A Comprehensive Review of Polysaccharide-Based Bioinks for 3D Bioprinting: Analyzing Structure–Property–Processing Relationships and Addressing Translational Challenges

Polysaccharide-based hydrogels represent sustainable and biocompatible bioinks for 3D bioprinting applications in regenerative medicine. However, their clinical translation is impeded by complex structure–property–processing interrelationships. This comprehensive review synthesizes existing literature on polysaccharides derived from seaweed, plant, microbial, and animal sources, correlating their chemical characteristics with rheological performance across extrusion, light-based, and embedded bioprinting modalities. It further critically examines crosslinking strategies, including ionic, photochemical, enzymatic, and hybrid approaches, alongside essential criteria for high-fidelity, cell-laden constructs, such as shear-thinning, yield stress, and post-print stability.
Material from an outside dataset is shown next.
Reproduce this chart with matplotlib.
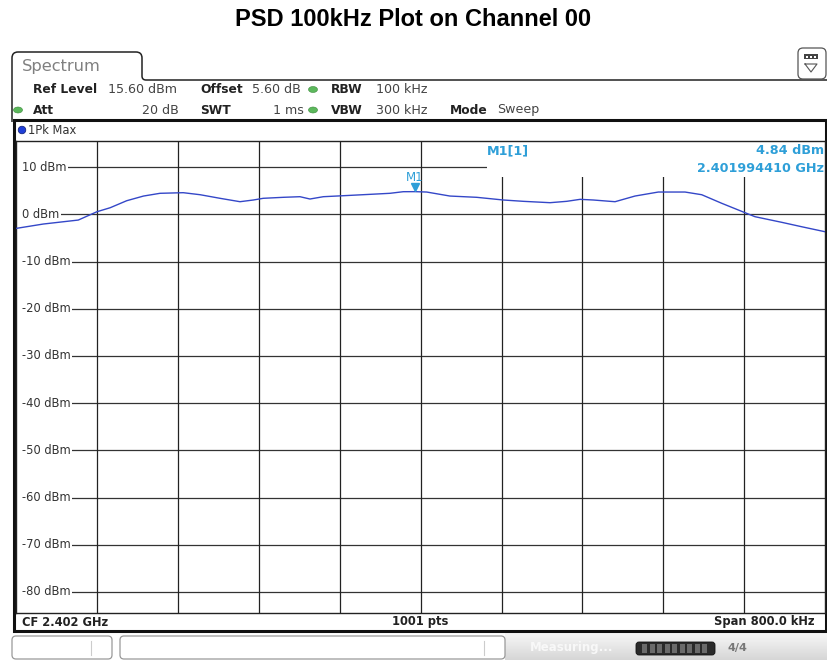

By critically analyzing structure–property–processing relationships across seaweed-, plant-, microbial-, and animal-derived polysaccharides and evaluating key translational barriers from preclinical studies, this review distills design principles for next-generation hybrid bioinks. These principles emphasize double-network architectures, bioactive modifications, and perfusable constructs to advance clinically viable tissues and expedite the development of functional regenerative therapies.